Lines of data
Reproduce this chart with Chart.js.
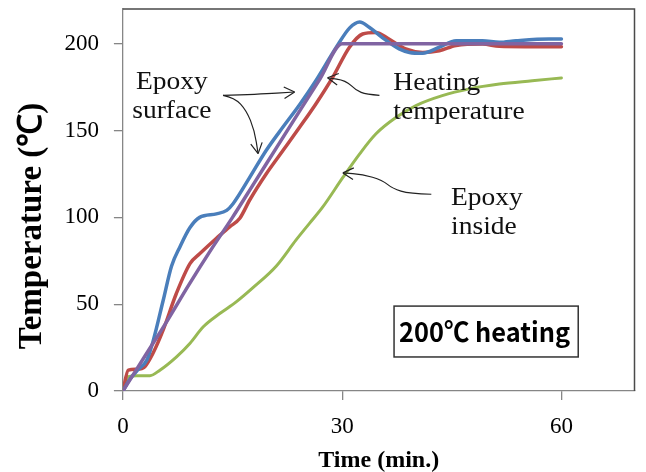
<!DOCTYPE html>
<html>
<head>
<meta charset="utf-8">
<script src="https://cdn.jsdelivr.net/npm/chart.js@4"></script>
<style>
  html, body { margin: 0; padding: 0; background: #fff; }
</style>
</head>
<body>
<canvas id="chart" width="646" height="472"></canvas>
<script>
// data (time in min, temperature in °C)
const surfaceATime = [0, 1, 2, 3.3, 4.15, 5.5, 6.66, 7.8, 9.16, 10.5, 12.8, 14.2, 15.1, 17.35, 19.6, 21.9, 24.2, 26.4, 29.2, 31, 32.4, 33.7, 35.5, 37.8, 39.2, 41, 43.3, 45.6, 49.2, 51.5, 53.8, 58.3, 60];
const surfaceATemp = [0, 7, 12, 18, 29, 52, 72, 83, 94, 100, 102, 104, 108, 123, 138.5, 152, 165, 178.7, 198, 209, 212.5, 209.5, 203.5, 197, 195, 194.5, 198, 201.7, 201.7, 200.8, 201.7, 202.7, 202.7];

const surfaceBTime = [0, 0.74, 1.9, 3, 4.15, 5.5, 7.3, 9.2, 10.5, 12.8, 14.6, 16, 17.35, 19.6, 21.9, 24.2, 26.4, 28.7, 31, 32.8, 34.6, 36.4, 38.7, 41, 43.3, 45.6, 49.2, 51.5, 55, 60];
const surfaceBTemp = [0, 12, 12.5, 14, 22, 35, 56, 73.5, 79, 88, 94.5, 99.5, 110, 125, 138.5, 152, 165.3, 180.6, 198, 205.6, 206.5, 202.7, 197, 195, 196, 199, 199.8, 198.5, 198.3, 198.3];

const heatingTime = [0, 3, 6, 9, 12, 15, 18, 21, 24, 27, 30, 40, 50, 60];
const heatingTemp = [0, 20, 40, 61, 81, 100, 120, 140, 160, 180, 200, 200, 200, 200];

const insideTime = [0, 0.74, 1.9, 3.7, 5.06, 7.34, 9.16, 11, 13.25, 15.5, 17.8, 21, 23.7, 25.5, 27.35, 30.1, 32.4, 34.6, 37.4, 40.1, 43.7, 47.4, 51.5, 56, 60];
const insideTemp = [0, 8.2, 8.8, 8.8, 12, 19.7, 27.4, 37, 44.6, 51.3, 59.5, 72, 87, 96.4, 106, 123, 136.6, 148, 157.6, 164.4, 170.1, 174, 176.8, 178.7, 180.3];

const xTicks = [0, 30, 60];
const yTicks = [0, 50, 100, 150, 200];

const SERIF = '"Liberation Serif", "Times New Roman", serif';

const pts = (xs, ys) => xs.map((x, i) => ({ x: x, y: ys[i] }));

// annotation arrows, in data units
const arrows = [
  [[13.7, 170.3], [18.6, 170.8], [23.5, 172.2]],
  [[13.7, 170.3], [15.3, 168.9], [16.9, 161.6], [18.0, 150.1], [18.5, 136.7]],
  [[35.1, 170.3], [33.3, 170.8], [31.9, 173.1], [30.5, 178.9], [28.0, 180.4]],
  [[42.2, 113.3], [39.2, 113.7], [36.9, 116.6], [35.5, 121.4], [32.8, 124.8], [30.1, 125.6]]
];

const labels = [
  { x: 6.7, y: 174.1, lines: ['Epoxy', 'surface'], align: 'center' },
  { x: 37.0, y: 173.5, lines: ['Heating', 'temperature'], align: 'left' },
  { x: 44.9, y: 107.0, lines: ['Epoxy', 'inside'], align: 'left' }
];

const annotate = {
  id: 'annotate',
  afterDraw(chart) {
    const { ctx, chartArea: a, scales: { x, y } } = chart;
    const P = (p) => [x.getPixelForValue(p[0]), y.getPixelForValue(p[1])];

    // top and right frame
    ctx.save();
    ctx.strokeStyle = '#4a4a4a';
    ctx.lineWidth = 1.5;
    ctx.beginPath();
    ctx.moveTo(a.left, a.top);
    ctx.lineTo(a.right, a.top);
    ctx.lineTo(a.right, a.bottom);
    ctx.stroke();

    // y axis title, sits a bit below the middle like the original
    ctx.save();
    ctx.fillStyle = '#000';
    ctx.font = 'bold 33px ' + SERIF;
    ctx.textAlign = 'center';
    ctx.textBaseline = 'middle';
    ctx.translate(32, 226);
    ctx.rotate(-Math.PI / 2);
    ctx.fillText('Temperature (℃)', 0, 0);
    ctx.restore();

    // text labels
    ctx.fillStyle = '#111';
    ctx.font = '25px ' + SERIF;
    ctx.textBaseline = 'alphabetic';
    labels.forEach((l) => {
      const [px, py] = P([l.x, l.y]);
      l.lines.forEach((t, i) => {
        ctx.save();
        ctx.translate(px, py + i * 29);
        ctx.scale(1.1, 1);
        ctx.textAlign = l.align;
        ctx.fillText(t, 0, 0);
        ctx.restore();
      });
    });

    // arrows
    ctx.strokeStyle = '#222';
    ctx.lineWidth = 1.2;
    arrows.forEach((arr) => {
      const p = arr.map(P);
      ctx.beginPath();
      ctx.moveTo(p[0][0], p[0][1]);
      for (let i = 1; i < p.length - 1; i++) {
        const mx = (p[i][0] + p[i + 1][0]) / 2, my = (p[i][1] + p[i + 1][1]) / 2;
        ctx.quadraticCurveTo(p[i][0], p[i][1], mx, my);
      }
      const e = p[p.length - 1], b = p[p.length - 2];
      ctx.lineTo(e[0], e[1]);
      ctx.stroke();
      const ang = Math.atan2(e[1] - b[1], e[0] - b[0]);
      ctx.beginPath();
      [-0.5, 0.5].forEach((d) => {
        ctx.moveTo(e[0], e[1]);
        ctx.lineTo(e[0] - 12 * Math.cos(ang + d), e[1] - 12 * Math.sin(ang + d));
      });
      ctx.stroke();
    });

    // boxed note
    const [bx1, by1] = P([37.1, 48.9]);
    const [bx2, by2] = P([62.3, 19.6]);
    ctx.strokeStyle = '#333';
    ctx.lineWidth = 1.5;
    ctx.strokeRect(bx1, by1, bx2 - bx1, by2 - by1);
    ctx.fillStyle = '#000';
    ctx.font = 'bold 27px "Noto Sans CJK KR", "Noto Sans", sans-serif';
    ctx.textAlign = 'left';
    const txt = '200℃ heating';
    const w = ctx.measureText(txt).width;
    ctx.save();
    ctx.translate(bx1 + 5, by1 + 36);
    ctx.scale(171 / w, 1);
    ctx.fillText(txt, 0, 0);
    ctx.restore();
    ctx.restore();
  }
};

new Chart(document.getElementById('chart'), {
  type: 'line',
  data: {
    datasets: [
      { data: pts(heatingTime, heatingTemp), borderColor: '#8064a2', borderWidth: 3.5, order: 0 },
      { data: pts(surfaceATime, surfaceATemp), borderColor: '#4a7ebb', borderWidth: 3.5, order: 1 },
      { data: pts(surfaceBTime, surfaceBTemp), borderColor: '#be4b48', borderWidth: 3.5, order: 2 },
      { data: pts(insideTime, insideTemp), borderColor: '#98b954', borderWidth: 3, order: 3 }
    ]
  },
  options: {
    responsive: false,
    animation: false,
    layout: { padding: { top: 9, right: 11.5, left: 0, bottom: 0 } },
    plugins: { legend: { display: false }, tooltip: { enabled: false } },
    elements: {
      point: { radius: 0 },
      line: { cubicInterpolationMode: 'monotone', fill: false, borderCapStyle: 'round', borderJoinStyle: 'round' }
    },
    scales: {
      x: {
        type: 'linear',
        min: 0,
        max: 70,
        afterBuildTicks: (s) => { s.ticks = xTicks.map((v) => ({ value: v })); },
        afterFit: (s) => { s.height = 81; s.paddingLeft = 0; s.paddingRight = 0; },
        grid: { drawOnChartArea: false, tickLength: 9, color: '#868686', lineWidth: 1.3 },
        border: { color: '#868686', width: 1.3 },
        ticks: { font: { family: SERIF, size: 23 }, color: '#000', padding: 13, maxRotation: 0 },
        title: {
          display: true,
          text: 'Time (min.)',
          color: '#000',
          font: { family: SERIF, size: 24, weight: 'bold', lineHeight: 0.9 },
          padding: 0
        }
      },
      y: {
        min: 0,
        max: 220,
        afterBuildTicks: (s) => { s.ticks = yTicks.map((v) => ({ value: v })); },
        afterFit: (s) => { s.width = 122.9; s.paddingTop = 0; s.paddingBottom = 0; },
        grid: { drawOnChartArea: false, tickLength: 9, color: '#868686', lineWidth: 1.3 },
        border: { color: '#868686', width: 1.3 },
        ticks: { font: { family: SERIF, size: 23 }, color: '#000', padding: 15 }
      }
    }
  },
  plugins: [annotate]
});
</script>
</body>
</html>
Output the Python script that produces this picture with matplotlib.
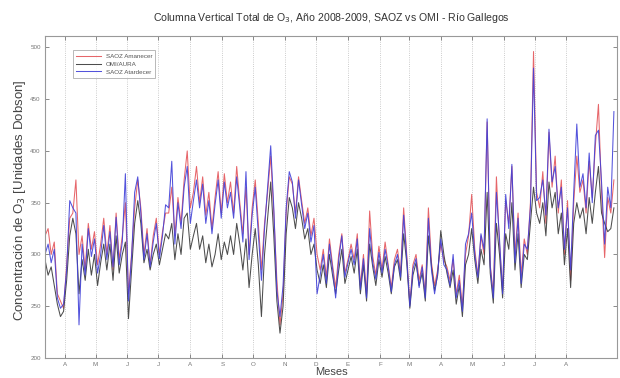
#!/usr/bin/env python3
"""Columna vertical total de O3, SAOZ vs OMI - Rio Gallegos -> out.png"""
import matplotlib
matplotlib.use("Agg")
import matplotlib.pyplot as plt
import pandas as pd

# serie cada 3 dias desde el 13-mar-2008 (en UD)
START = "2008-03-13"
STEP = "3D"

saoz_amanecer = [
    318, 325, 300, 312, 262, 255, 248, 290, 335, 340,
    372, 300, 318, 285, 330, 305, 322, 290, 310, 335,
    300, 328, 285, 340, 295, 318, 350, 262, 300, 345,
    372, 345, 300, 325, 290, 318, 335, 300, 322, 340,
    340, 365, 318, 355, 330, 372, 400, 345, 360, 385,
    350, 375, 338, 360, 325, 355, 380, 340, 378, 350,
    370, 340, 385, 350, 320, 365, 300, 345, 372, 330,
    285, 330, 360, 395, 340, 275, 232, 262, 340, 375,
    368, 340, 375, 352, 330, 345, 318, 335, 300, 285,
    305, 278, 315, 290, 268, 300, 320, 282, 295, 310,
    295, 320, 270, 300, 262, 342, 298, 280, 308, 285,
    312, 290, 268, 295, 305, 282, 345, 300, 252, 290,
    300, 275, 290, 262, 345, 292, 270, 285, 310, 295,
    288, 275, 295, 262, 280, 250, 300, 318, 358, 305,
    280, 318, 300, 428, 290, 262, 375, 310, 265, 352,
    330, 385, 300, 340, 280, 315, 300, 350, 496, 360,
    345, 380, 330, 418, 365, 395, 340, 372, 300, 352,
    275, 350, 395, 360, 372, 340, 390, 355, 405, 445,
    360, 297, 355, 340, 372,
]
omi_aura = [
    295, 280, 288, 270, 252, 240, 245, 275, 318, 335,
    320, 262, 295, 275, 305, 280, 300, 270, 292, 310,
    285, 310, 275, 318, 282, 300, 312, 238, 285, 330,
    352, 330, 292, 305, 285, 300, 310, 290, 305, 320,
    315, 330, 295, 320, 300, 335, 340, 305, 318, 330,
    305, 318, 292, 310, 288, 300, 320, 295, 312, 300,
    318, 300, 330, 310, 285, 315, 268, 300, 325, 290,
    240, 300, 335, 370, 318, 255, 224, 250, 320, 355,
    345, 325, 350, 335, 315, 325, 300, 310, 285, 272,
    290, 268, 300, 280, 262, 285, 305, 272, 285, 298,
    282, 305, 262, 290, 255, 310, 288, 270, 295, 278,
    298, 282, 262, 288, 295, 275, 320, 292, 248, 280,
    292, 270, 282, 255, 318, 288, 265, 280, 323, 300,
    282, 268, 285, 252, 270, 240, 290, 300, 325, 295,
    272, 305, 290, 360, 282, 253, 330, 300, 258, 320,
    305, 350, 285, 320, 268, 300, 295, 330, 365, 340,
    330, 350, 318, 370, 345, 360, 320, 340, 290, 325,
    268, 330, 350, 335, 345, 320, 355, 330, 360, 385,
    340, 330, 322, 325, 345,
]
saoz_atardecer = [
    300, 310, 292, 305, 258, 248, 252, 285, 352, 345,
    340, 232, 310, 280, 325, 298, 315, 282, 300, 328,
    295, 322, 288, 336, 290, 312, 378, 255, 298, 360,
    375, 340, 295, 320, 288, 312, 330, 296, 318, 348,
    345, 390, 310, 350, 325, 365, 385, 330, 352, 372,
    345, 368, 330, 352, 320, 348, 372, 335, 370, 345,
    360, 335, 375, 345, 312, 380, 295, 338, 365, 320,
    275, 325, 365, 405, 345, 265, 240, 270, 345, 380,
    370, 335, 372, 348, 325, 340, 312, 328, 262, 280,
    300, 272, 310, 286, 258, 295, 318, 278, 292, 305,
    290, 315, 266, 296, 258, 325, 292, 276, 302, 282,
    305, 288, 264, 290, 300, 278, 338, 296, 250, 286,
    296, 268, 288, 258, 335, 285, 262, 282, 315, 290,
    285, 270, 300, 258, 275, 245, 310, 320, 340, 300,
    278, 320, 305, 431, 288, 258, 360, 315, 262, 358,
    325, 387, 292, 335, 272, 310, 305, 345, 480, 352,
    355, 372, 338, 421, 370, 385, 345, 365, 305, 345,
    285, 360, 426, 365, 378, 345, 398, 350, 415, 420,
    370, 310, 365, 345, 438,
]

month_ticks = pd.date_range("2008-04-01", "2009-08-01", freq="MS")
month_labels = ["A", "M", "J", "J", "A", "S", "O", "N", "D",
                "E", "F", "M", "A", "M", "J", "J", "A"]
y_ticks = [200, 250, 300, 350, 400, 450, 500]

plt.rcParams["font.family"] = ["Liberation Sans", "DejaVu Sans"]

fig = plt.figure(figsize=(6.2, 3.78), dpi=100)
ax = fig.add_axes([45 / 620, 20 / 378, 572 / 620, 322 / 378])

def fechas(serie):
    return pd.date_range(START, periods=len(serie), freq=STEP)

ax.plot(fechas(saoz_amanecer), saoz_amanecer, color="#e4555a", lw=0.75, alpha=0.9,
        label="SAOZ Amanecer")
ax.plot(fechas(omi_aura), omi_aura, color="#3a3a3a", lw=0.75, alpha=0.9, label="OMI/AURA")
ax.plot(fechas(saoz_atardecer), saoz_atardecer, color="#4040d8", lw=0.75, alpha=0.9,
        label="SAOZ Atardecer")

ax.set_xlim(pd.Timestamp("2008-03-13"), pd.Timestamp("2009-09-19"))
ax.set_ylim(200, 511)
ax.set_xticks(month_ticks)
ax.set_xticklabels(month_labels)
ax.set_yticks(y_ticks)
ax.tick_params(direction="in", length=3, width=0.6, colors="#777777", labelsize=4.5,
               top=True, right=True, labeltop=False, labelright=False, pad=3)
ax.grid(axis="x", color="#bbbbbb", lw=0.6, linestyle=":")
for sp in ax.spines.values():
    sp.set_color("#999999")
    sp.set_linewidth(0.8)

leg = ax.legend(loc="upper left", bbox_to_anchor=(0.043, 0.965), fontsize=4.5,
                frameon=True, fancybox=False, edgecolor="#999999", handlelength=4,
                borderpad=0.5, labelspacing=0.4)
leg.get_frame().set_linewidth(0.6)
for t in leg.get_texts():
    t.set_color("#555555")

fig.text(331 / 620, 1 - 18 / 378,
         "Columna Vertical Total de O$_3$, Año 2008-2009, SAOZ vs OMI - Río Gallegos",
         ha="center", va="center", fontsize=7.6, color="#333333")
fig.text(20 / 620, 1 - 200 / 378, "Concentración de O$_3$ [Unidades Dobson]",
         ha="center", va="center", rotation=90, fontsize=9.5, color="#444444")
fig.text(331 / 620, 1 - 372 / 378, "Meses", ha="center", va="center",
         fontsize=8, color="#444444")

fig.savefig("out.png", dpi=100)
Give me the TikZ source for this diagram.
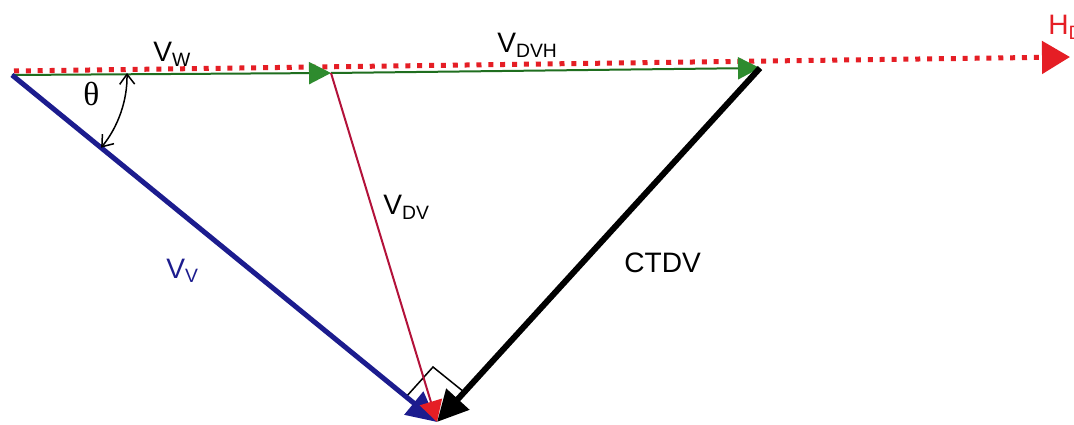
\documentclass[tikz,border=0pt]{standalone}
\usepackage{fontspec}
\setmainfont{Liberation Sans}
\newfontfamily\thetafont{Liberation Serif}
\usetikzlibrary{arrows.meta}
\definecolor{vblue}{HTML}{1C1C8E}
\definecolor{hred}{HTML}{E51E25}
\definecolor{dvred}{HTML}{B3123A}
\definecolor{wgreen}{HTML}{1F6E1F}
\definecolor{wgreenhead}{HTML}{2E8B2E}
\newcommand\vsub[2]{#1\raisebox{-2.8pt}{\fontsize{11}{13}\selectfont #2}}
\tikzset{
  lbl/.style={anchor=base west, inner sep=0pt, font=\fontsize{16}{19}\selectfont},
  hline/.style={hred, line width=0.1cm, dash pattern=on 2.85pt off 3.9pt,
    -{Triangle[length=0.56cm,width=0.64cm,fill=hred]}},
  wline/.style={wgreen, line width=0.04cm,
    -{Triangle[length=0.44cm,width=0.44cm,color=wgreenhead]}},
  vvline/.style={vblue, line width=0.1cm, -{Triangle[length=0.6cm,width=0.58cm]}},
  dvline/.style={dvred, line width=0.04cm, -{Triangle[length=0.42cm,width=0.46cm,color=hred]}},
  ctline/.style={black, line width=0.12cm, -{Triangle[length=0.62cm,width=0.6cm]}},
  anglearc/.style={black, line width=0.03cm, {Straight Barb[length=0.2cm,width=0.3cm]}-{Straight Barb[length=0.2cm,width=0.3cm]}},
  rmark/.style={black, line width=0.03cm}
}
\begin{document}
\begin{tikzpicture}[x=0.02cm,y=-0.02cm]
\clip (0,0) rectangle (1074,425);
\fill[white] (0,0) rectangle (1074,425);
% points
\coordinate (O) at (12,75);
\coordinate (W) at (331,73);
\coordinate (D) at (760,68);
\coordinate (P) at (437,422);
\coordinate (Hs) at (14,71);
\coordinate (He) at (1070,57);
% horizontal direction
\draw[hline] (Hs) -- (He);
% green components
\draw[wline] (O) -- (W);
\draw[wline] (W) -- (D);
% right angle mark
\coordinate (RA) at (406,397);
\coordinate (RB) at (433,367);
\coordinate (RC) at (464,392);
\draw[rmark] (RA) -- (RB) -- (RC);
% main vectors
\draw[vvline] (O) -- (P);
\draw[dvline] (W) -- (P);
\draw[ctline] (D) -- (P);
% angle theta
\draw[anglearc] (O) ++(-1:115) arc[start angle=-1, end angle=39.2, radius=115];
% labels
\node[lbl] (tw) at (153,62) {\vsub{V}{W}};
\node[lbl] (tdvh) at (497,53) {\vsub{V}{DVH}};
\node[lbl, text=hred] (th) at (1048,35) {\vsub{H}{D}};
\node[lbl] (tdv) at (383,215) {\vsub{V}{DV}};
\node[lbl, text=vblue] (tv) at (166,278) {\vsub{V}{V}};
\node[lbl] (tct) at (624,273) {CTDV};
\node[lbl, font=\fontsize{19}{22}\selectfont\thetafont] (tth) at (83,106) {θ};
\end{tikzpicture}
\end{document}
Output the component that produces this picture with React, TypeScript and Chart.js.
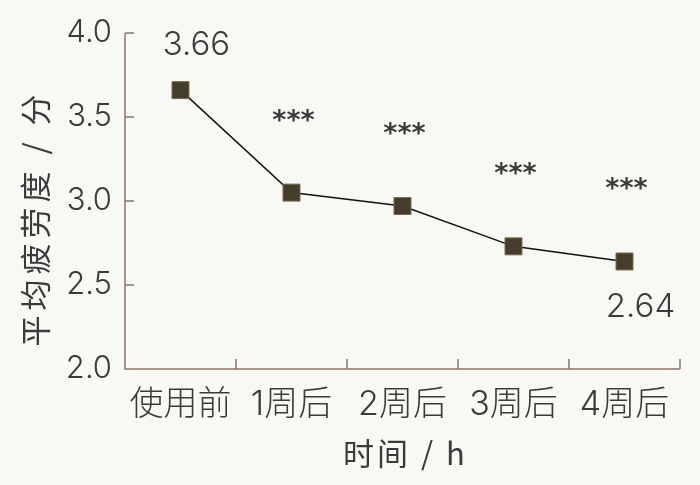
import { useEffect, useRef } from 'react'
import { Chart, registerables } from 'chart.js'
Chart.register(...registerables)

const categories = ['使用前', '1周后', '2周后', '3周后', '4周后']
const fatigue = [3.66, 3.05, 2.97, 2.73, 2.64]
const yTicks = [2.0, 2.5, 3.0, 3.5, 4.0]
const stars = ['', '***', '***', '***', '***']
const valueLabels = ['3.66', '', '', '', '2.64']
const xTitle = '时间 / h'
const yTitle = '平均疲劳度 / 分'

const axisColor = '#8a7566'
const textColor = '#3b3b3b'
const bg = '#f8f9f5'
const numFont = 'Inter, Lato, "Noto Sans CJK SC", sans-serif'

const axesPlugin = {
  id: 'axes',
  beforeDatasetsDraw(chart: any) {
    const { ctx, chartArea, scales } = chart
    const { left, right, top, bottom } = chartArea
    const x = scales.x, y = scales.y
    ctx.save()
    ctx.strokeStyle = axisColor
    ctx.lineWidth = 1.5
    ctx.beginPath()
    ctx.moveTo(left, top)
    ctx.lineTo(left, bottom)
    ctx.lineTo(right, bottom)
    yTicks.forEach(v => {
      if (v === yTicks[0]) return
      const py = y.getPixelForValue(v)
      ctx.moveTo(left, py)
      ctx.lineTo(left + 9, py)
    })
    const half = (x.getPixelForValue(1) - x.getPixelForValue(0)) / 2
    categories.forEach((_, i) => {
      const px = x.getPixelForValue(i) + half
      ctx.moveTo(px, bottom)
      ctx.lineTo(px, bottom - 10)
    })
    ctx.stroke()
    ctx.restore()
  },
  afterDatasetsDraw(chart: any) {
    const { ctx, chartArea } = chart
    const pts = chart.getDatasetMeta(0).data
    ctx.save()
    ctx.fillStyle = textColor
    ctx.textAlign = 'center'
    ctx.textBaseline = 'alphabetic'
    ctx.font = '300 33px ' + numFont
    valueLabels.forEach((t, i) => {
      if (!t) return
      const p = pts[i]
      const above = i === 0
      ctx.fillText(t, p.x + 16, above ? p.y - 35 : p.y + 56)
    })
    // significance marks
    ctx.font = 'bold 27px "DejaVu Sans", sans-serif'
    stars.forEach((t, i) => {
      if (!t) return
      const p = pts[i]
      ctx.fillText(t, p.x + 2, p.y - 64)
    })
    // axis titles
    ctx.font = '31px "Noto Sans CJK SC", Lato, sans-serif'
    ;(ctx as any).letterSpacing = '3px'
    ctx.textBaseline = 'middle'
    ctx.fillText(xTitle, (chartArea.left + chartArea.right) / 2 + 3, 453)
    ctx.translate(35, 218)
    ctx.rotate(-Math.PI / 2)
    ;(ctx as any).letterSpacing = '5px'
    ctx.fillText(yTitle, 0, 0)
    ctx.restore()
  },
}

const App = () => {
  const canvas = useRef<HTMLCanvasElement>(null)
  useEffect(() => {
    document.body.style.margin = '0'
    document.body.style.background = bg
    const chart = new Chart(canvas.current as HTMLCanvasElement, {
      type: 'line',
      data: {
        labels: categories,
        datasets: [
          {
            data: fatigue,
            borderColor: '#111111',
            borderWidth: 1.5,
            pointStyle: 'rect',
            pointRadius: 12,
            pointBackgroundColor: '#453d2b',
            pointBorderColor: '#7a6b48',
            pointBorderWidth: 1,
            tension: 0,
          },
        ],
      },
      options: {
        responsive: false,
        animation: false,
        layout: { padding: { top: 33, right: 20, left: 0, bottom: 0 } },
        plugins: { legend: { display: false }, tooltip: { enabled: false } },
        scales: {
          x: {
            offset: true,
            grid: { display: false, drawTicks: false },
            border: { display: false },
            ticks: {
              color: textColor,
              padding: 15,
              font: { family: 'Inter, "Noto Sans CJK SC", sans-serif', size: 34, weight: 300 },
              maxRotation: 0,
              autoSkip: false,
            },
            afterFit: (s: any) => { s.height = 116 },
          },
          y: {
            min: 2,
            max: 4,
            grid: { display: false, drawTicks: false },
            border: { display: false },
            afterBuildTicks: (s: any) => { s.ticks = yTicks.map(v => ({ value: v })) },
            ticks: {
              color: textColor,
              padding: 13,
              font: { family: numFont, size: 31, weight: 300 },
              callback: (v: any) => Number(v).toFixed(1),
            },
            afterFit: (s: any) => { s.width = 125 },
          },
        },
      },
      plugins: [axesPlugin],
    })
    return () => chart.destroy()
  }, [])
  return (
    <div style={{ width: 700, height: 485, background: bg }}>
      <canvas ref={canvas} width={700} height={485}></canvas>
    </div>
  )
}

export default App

### WHAT YOU NEED TO DO
Do not copy any pictures. Retype exactly the stretch from the line with "Output the component" through the line with "Chart.register(...registerables)".

### ANSWER TO THE TASK
Output the component that produces this picture with React, TypeScript and Chart.js.
import { useEffect, useRef } from 'react'
import { Chart, registerables } from 'chart.js'
Chart.register(...registerables)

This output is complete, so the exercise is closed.